Children’s Hospital of the King of the Daughters (CHKD) in Norfolk, Virginia, has become the first hospital statewide to have a reading program for babies in the NICU.
CHKD has extended the Reach Out and Read program — previously for children six months to five years old — to newborn babies in the NICU. According to Dr. Rebecca Dorner, a neonatologist at CHKD, the program is designed to benefit both parents and the premature babies in the NICU.
“It’s a way to kind of bring that early language learning to the bedside early to help parents do that bonding, and babies to learn those language cues early on,” she said, according to WAVY. “It’s an early way to kind of show love and care, and in a nice, calm voice that can actually be soothing for even the tiniest of babies.”
The hospital’s initiative comes on the heels of similar programs started in other parts of the country. Pediatrician Dr. Mustafa S. Suterwala with Pediatrix Specialist Group of Texas has been advocating reading to premature babies in the NICU since 2015.
“About 30 percent of parents with a baby in the NICU experience symptoms of post-traumatic stress disorder,” said Suterwala, according to MEDNAX National Medical Group. “This program can help can reduce a parent’s anxiety. They are often very excited by the KangaREAD Program. Reading is not just a way for parents to help, but also interact, and sometimes even solicit feedback from their baby.”
CHKD’s fledgling program has already benefited one family. Erin McCarthy of Chesapeake, whose baby Charlie was born prematurely at CHKD, expressed her gratitude for the fledgling NICU reading program. “[Reach Out and Read] just makes you feel good, and it’s something you can do for them when really we couldn’t do a whole lot at first,” she said, according to WAVY. “It kind of made me relax. I feel like it relaxed him. So, I loved it.”
“In NICUs, we are very good at saving lives. That is what we do,” said Dr.
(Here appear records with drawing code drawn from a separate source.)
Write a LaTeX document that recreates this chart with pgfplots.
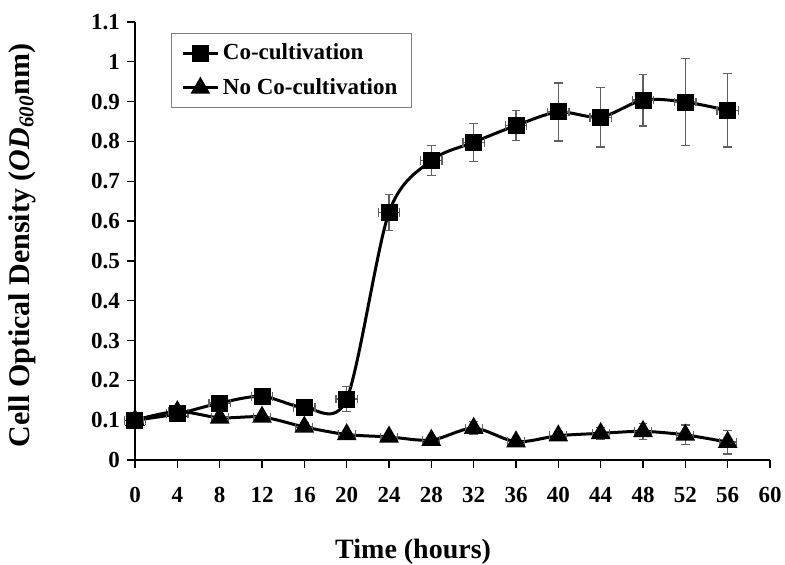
\documentclass[border=0pt]{standalone}
\usepackage{fontspec}
\setmainfont{Liberation Serif}
\usepackage{pgfplots}
\pgfplotsset{compat=1.18}
\usepackage{pgfplotstable}

\pgfplotstableread{
x y ex ey
0 0.100 1.0 0.008
4 0.116 1.0 0.010
8 0.143 1.0 0.010
12 0.160 1.0 0.008
16 0.132 1.0 0.008
20 0.153 1.0 0.032
24 0.622 1.0 0.045
28 0.752 1.0 0.037
32 0.798 1.0 0.048
36 0.840 1.0 0.038
40 0.874 1.0 0.073
44 0.861 1.0 0.075
48 0.904 1.0 0.065
52 0.899 1.0 0.110
56 0.878 1.0 0.092
}\cocult

\pgfplotstableread{
x y ex ey
0 0.100 0.8 0.008
4 0.122 0.8 0.010
8 0.106 0.8 0.010
12 0.108 0.8 0.012
16 0.083 0.8 0.010
20 0.064 0.8 0.008
24 0.058 0.8 0.012
28 0.050 0.8 0.008
32 0.080 0.8 0.016
36 0.046 0.8 0.008
40 0.061 0.8 0.010
44 0.067 0.8 0.014
48 0.072 0.8 0.020
52 0.063 0.8 0.025
56 0.045 0.8 0.030
}\nococult

\begin{document}
\begin{tikzpicture}
\begin{axis}[
  at={(0,0)}, anchor=south west,
  scale only axis,
  width=317.5pt, height=219pt,
  xmin=0, xmax=60, ymin=0, ymax=1.1,
  xtick={0,4,...,60},
  ytick={0,0.1,0.2,0.3,0.4,0.5,0.6,0.7,0.8,0.9,1,1.1},
  yticklabels={0,0.1,0.2,0.3,0.4,0.5,0.6,0.7,0.8,0.9,1,1.1},
  axis lines=left,
  axis line style={black, line width=0.6pt, -},
  tick align=outside,
  major tick length=4pt,
  tick style={black, line width=0.6pt},
  /pgf/number format/assume math mode=true,
  tick label style={font=\bfseries\fontsize{11.5}{13}\selectfont},
  xticklabel style={yshift=-6pt},
  clip=false,
  xlabel={Time (hours)},
  ylabel={Cell Optical Density (\textit{OD\textsubscript{600}}nm)},
  xlabel style={font=\bfseries\fontsize{14}{16}\selectfont, at={(axis description cs:0.438,-0.165)}, anchor=north},
  ylabel style={font=\bfseries\fontsize{15}{17}\selectfont, at={(axis description cs:-0.178,0.49)}, anchor=center, rotate=0},
  legend style={at={(axis description cs:0.057,0.975)}, anchor=north west,
    draw=gray, line width=0.6pt, font=\bfseries\fontsize{11.5}{13}\selectfont,
    row sep=4pt, inner xsep=5pt, inner ysep=3pt, cells={anchor=west}},
  legend cell align=left,
]
\addplot[black, line width=1.5pt, smooth, tension=0.5, mark=square*, mark size=3.5pt,
  mark options={solid, fill=black},
  error bars/.cd, y dir=both, y explicit, x dir=both, x explicit,
  error mark=|,
  error bar style={gray!75!black, line width=0.6pt, solid},
  error mark options={gray!75!black, mark size=2.2pt, line width=0.6pt, solid}]
  table[x=x, y=y, x error=ex, y error=ey] {\cocult};
\addlegendentry{Co-cultivation}
\addplot[black, line width=1.5pt, smooth, tension=0.5, mark=triangle*, mark size=4.2pt,
  mark options={solid, fill=black},
  error bars/.cd, y dir=both, y explicit, x dir=both, x explicit,
  error mark=|,
  error bar style={gray!75!black, line width=0.6pt, solid},
  error mark options={gray!75!black, mark size=2.2pt, line width=0.6pt, solid}]
  table[x=x, y=y, x error=ex, y error=ey] {\nococult};
\addlegendentry{No Co-cultivation}
\end{axis}
\pgfresetboundingbox
\path (-67.5pt,-52pt) rectangle (325pt,230pt);
\end{tikzpicture}
\end{document}
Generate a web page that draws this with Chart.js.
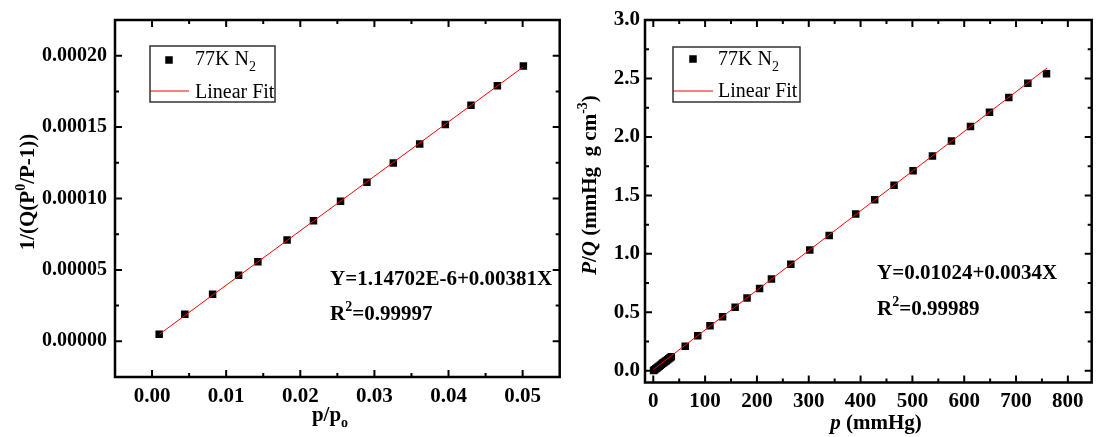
<!DOCTYPE html>
<html>
<head>
<meta charset="utf-8">
<script src="https://cdn.jsdelivr.net/npm/chart.js@4/dist/chart.umd.min.js"></script>
<style>
  body { margin: 0; background: #fff; width: 1097px; height: 437px; overflow: hidden; position: relative; }
  canvas { position: absolute; top: 0; }
  #left-chart { left: 0; }
  #right-chart { left: 565px; }
</style>
</head>
<body>
<canvas id="left-chart" width="565" height="437"></canvas>
<canvas id="right-chart" width="532" height="437"></canvas>
<script>
// Left panel: BET plot, 1/(Q(P0/P-1)) vs p/p0
const leftX = [0.00096, 0.00442, 0.00817, 0.01168, 0.01428, 0.01822, 0.02178, 0.02543,
  0.02899, 0.03255, 0.03611, 0.03957, 0.04303, 0.04659, 0.0501];
const leftY = [0.0000049, 0.0000189, 0.0000329, 0.0000462, 0.0000557, 0.0000709, 0.0000844,
  0.0000981, 0.0001114, 0.0001249, 0.0001382, 0.0001518, 0.0001653, 0.0001790, 0.0001928];
const leftFitX = [0.001, 0.0501];
const leftFitY = [0.0000050, 0.0001922];
const leftXTicks = [0, 0.01, 0.02, 0.03, 0.04, 0.05];
const leftYTicks = [0, 0.00005, 0.0001, 0.00015, 0.0002];

// Right panel: Langmuir plot, P/Q vs p
const rightX = [0.5, 2.6, 4.8, 7.0, 9.2, 11.4, 13.6, 15.9, 18.2, 20.5, 22.8, 25.1, 27.5, 29.9,
  32.3, 34.8, 61.6, 85.8, 109.4, 133.7, 157.9, 180.9, 205.1, 228.0, 265.4, 302.0, 339.4, 390.6,
  427.3, 464.6, 501.3, 538.7, 575.4, 612.1, 648.8, 686.1, 722.8, 758.8];
const rightY = [0.003, 0.010, 0.018, 0.025, 0.033, 0.040, 0.048, 0.056, 0.064, 0.072, 0.080,
  0.087, 0.095, 0.103, 0.111, 0.120, 0.211, 0.300, 0.386, 0.463, 0.543, 0.623, 0.703, 0.786,
  0.911, 1.034, 1.157, 1.340, 1.463, 1.586, 1.711, 1.837, 1.966, 2.089, 2.211, 2.337, 2.460, 2.540];
const rightFitX = [0, 760];
const rightFitY = [0.0102, 2.59];
const rightXTicks = [0, 100, 200, 300, 400, 500, 600, 700, 800];
const rightYTicks = [0, 0.5, 1.0, 1.5, 2.0, 2.5, 3.0];

const FONT = '"Liberation Serif", "Times New Roman", serif';

function toPoints(xs, ys) {
  return xs.map((x, i) => ({ x: x, y: ys[i] }));
}

// midpoints between major ticks, used for the small inner ticks
function minorsOf(ticks) {
  const out = [];
  const step = ticks[1] - ticks[0];
  for (let i = 0; i < ticks.length; i++) {
    out.push(ticks[i] - step / 2);
    if (i === ticks.length - 1) out.push(ticks[i] + step / 2);
  }
  return out;
}

// draws text made of pieces: normal, italic, superscript, subscript
function drawRich(ctx, parts, x, y, size, weight, align) {
  const fontFor = p => (p.italic ? 'italic ' : '') + weight + ' ' +
    Math.round(p.sup || p.sub ? size * 0.68 : size) + 'px ' + FONT;
  let w = 0;
  parts.forEach(p => { ctx.font = fontFor(p); w += ctx.measureText(p.t).width; });
  let cx = align === 'center' ? x - w / 2 : x;
  ctx.textAlign = 'left';
  ctx.textBaseline = 'alphabetic';
  parts.forEach(p => {
    ctx.font = fontFor(p);
    const dy = p.sup ? -size * 0.42 : (p.sub ? size * 0.3 : 0);
    ctx.fillText(p.t, cx, y + dy);
    cx += ctx.measureText(p.t).width;
  });
}

// frame, inward ticks, axis titles, legend box and fit text
const framePlugin = {
  id: 'frame',
  afterDraw(chart, args, opts) {
    const ctx = chart.ctx;
    const a = chart.chartArea;
    const xs = chart.scales.x, ys = chart.scales.y;
    ctx.save();
    ctx.strokeStyle = '#000';
    ctx.fillStyle = '#000';

    // ticks on all four sides
    ctx.lineWidth = 2;
    const tick = (v, len, isX) => {
      ctx.beginPath();
      if (isX) {
        const p = xs.getPixelForValue(v);
        if (p <= a.left + 1 || p >= a.right - 1) return;
        ctx.moveTo(p, a.bottom); ctx.lineTo(p, a.bottom - len);
        ctx.moveTo(p, a.top); ctx.lineTo(p, a.top + len);
      } else {
        const p = ys.getPixelForValue(v);
        if (p <= a.top + 1 || p >= a.bottom - 1) return;
        ctx.moveTo(a.left, p); ctx.lineTo(a.left + len, p);
        ctx.moveTo(a.right, p); ctx.lineTo(a.right - len, p);
      }
      ctx.stroke();
    };
    opts.xTicks.forEach(v => tick(v, 7, true));
    minorsOf(opts.xTicks).forEach(v => tick(v, 4, true));
    opts.yTicks.forEach(v => tick(v, 7, false));
    minorsOf(opts.yTicks).forEach(v => tick(v, 4, false));

    ctx.lineWidth = 2.5;
    ctx.strokeRect(a.left, a.top, a.right - a.left, a.bottom - a.top);

    // axis titles
    drawRich(ctx, opts.xTitle, opts.xTitlePos[0], opts.xTitlePos[1], 21, 'bold', 'center');
    ctx.save();
    ctx.translate(opts.yTitlePos[0], opts.yTitlePos[1]);
    ctx.rotate(-Math.PI / 2);
    drawRich(ctx, opts.yTitle, 0, 0, 21, 'bold', 'center');
    ctx.restore();

    // legend
    const lg = opts.legend;
    ctx.fillStyle = '#000';
    const s = 7.5;
    ctx.fillRect(lg.marker[0] - s / 2, lg.marker[1] - s / 2, s, s);
    drawRich(ctx, [{ t: '77K N' }, { t: '2', sub: true }], lg.textX, lg.base1, 20, 'normal', 'left');
    drawRich(ctx, [{ t: 'Linear Fit' }], lg.textX, lg.base2, 20, 'normal', 'left');
    ctx.strokeStyle = '#f05a5a';
    ctx.lineWidth = 1.5;
    ctx.beginPath();
    ctx.moveTo(lg.line[0], lg.line[2]);
    ctx.lineTo(lg.line[1], lg.line[2]);
    ctx.stroke();
    ctx.strokeStyle = '#333';
    ctx.lineWidth = 1.5;
    ctx.strokeRect(lg.box[0], lg.box[1], lg.box[2] - lg.box[0], lg.box[3] - lg.box[1]);

    // fit equation
    ctx.fillStyle = '#000';
    drawRich(ctx, [{ t: opts.fitText }], opts.fitPos[0], opts.fitPos[1], 21, 'bold', 'left');
    drawRich(ctx, [{ t: 'R' }, { t: '2', sup: true }, { t: opts.r2Text }],
      opts.fitPos[0], opts.fitPos[2], 21, 'bold', 'left');
    ctx.restore();
  }
};

function makeChart(canvas, cfg) {
  return new Chart(canvas, {
    type: 'scatter',
    data: {
      datasets: [
        {
          label: 'Linear Fit',
          data: toPoints(cfg.fitX, cfg.fitY),
          showLine: true,
          borderColor: '#ff0000',
          borderWidth: 1,
          pointRadius: 0,
          order: 0,
        },
        {
          label: '77K N2',
          data: toPoints(cfg.x, cfg.y),
          pointStyle: 'rect',
          pointRadius: 5.3,
          backgroundColor: '#000',
          borderColor: '#000',
          borderWidth: 0,
          order: 1,
        },
      ],
    },
    options: {
      responsive: false,
      animation: false,
      devicePixelRatio: 1,
      layout: { padding: { top: 20, right: cfg.padRight, left: 0, bottom: 0 } },
      plugins: {
        legend: { display: false },
        tooltip: { enabled: false },
        frame: cfg.frame,
      },
      scales: {
        x: {
          type: 'linear',
          min: cfg.xMin,
          max: cfg.xMax,
          grid: { display: false, drawTicks: false },
          border: { display: false },
          afterBuildTicks: s => { s.ticks = cfg.frame.xTicks.map(v => ({ value: v })); },
          afterFit: s => { s.height = cfg.xHeight; },
          ticks: {
            padding: cfg.xPad,
            color: '#000',
            maxRotation: 0,
            font: { family: FONT, size: 21, weight: 'bold' },
            callback: cfg.xFmt,
          },
        },
        y: {
          type: 'linear',
          min: cfg.yMin,
          max: cfg.yMax,
          grid: { display: false, drawTicks: false },
          border: { display: false },
          afterBuildTicks: s => { s.ticks = cfg.frame.yTicks.map(v => ({ value: v })); },
          afterFit: s => { s.width = cfg.yWidth; },
          ticks: {
            padding: cfg.yPad,
            color: '#000',
            font: { family: FONT, size: cfg.yFont, weight: 'bold' },
            callback: cfg.yFmt,
          },
        },
      },
    },
    plugins: [framePlugin],
  });
}

makeChart(document.getElementById('left-chart'), {
  x: leftX, y: leftY, fitX: leftFitX, fitY: leftFitY,
  xMin: -0.005, xMax: 0.055, yMin: -0.000025, yMax: 0.000225,
  padRight: 3, xHeight: 60, yWidth: 115, xPad: 7, yPad: 8, yFont: 20,
  xFmt: v => v.toFixed(2),
  yFmt: v => v.toFixed(5),
  frame: {
    xTicks: leftXTicks,
    yTicks: leftYTicks,
    xTitle: [{ t: 'p/p' }, { t: 'o', sub: true }],
    xTitlePos: [330, 421],
    yTitle: [{ t: '1/(Q(P' }, { t: '0', sup: true }, { t: '/P-1))' }],
    yTitlePos: [34, 192],
    legend: { box: [150, 46, 275, 102], marker: [169, 60], textX: 195, base1: 65, base2: 98, line: [150, 189, 91] },
    fitText: 'Y=1.14702E-6+0.00381X',
    r2Text: '=0.99997',
    fitPos: [330, 285, 320],
  },
});

makeChart(document.getElementById('right-chart'), {
  x: rightX, y: rightY, fitX: rightFitX, fitY: rightFitY,
  xMin: -16, xMax: 846, yMin: -0.1, yMax: 3.0,
  padRight: 1, xHeight: 54.5, yWidth: 80, xPad: 6, yPad: 5, yFont: 21,
  xFmt: v => String(v),
  yFmt: v => v.toFixed(1),
  frame: {
    xTicks: rightXTicks,
    yTicks: rightYTicks,
    xTitle: [{ t: 'p', italic: true }, { t: ' (mmHg)' }],
    xTitlePos: [311, 429],
    yTitle: [{ t: 'P', italic: true }, { t: '/' }, { t: 'Q', italic: true }, { t: ' (mmHg  g cm' }, { t: '-3', sup: true }, { t: ')' }],
    yTitlePos: [31, 185],
    legend: { box: [108, 47, 235, 102], marker: [128, 59], textX: 153, base1: 65, base2: 97, line: [108, 148, 91] },
    fitText: 'Y=0.01024+0.0034X',
    r2Text: '=0.99989',
    fitPos: [312, 279, 315],
  },
});
</script>
</body>
</html>
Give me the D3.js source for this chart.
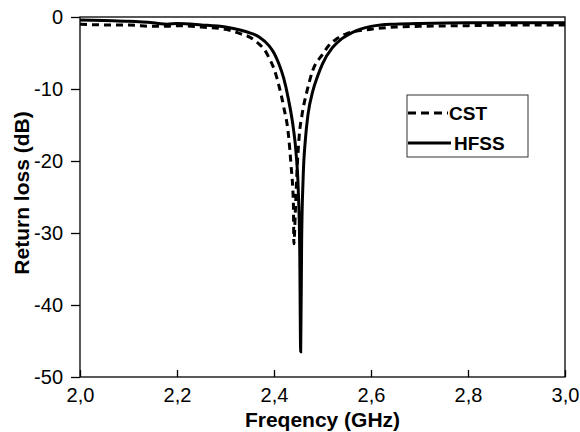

Suterwala, according to MEDNAX. His vision is for a future where NICUs focus more on building “the groundwork of essential development.”
“Reading has always been fundamental for that, and by starting as early as the NICU, we can help premature babies bridge the gap to achieve greater success in school and ultimately life,” Dr. Suterwala said. “Innovation doesn’t have to be expensive or high-tech to be meaningful.”